Simulations of Mark Zandi’s economic model, which are reported in the press
to show that a new temporary stimulus package will create 1.9 million jobs, are being touted as evidence that it will work. This is the same type of model simulation that predicted the very similar 2009 stimulus package would create millions of jobs, and the same type of simulation that claimed that that package worked. Andrew Ferguson reviews the predictions in a recent article
.But simulations of such models do not provide such evidence, as I have explained on this blog before, for example here
. They are wrong because they assume “multipliers” for temporary one-time payments or tax changes far in excess of the basic “permanent income” or “life cycle” models (which we teach in Economics 1). They are wrong because they assume that state and local government infrastructure and other purchases respond to federal stimulus grants in a mechanical way, unlike what we have seen practice, as I explained in this article
with John Cogan. And they are wrong because they do not take account of the negative growth effects of expected future permanent increases in tax rates. I have debated Mark Zandi on these topics many times before, for example on the NewsHour
and in congressional testimony
However, the terribly weak economic recovery has forced an important change in the way that these predictions are put forward by modelers like Zandi. They have to admit that even their exaggerated estimated impacts of the temporary stimulus packages are, yes, temporary. Macroeconomic Advisers reports the same thing: “the GDP and employment effects are expected to be temporary” and more specifically that “these proposals will pull forward increases in GDP and employment, not permanently raise their level.”
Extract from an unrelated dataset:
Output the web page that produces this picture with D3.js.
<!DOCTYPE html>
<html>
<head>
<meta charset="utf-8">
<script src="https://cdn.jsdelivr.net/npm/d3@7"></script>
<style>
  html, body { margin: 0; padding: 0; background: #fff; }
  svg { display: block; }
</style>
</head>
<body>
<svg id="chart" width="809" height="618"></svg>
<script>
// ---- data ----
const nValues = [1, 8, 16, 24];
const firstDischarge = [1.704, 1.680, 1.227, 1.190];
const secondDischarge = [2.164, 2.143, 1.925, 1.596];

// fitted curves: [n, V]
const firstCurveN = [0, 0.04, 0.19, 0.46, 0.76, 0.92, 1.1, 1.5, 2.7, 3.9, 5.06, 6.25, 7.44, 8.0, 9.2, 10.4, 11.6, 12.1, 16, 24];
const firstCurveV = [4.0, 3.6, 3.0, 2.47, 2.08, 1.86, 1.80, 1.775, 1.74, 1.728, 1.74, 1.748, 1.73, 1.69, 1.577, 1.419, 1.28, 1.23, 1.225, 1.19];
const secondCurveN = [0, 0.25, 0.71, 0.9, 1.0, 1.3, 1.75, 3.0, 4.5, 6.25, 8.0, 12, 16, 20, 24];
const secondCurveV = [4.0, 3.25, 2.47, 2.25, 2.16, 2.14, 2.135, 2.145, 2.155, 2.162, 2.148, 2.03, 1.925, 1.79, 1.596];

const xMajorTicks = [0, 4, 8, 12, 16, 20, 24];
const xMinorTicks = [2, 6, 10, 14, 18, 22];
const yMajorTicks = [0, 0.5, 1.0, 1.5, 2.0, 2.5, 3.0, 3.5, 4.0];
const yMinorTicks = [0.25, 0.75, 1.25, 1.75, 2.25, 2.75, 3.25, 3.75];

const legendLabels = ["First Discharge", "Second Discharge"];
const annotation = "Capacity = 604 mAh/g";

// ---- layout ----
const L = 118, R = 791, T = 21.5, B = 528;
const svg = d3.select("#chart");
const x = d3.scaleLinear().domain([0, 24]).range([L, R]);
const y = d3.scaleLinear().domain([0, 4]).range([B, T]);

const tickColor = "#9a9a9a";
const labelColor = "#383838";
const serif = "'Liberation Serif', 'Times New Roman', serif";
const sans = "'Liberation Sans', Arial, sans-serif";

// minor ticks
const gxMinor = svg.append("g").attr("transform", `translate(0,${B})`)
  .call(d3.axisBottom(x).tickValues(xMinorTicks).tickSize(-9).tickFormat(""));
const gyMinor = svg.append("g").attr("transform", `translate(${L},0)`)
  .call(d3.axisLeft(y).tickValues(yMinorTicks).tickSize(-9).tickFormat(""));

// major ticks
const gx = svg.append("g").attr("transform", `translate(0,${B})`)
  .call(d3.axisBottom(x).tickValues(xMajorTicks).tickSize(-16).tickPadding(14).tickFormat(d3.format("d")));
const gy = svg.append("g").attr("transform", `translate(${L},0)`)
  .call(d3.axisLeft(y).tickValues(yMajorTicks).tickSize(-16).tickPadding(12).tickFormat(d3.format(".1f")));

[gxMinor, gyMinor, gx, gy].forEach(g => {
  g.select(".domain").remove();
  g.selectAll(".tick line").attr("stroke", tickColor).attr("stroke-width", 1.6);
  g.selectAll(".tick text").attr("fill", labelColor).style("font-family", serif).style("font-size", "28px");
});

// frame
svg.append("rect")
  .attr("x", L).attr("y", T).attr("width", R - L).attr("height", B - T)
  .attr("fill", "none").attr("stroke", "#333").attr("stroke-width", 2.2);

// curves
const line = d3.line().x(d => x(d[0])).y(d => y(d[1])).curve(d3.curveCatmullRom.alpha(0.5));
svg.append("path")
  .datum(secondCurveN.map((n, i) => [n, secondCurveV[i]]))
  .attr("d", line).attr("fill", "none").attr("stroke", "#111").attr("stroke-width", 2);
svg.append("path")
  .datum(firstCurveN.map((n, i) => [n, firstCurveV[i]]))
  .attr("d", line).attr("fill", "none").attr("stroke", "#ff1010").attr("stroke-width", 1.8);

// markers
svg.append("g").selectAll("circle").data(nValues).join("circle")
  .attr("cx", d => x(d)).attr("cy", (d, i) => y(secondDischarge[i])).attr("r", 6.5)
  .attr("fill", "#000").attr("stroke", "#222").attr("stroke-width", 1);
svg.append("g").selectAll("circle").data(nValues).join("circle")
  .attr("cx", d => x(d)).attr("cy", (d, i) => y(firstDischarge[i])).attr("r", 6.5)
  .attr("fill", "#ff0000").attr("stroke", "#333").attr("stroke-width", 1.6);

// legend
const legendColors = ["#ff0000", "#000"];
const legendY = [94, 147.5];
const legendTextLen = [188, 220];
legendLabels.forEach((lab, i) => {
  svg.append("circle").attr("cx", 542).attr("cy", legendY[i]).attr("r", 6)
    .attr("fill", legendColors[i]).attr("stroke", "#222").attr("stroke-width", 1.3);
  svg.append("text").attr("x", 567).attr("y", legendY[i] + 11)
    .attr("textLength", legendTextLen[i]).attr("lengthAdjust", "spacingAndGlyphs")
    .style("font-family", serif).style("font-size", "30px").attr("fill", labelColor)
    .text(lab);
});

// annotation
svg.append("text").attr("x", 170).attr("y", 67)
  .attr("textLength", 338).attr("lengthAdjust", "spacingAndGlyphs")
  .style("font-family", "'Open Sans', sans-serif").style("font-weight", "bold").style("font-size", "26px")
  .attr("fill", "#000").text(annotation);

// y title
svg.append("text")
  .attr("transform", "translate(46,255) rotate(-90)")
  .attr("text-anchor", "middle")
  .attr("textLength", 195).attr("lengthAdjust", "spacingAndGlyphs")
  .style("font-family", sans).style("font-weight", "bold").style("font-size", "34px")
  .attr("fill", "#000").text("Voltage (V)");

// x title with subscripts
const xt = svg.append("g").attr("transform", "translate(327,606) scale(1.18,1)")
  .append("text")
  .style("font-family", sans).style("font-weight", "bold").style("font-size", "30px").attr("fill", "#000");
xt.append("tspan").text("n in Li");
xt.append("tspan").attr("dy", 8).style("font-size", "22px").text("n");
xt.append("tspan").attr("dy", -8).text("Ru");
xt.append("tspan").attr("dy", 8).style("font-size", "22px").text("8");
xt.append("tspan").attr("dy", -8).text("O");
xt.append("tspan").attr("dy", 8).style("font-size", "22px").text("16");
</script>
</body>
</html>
In other words, even if, on balance, jobs are created by the package (which is doubtful), they will be destroyed as soon as the temporary package is over, according to Zandi. Thus even the promoters of such temporary packages agree that they will not jump-start the recovery, which is what is needed to really reduce unemployment.
Perhaps more than anything else, this is the reason why we need to do something besides “more of the same,” and instead follow the wisdom put forth in this speech (video, transcript) by George Shultz upon winning the first Economic Club of New York Award for Leadership Excellence this past week.